Over the years, tasks of the government have grown dramatically more extensive and complex, forcing elected officials both to rely on administrators for advice in policy making and to allow them considerable discretion in policy implementation. At the same time, expanded regulation and control have also been suggested by successive reformers. The spoils system in recruitment and election of public officials by some states have rendered the entire debate of civil service neutrality somewhat redundant.

Woodrow Wilson acknowledged that the science of administration developed in Europe and would borrow its ``administrative methods.'' But borrowed methods had to be grafted onto new roots ``adapted to a complex and multi-form state and made to fit highly decentralised forms of government''. Wilson regarded the executive as a ``little more than an instrument''. ``The gauge of excellence is not the law under which the officers act, but the conscience and intelligence with which they apply it.''

The scholarly treatment concludes with a plea for ``constitutionally anchored responsible discretion'' making the reader wonder whether this is not stressing the obvious. After all, governments in all democracies are run by elected officials, who contest on the basis of a manifesto.

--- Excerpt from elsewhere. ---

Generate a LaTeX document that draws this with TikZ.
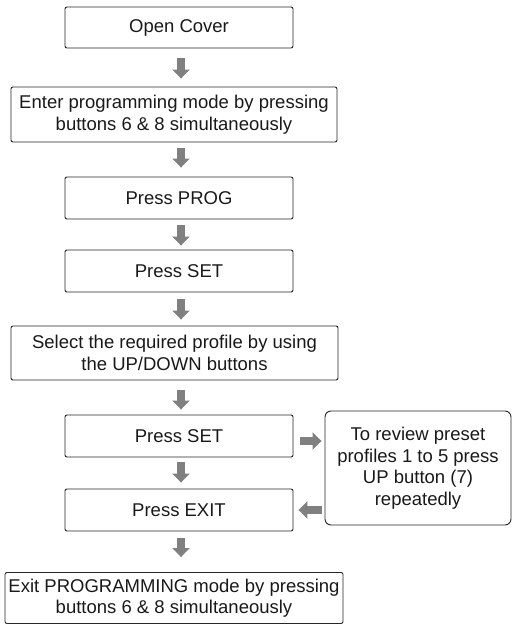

And the civil service just carries out the policy within the framework of the respective Constitution. Whether the executive is instrumental or constitutive, it has enormous potential to affect the reputation of the rulers either way and, to this extent, it has to be watched carefully.

Any practical President would concentrate on using this expert tool in the most beneficial manner and would not engage in raising scholarly dust over academic and hypothetical issues.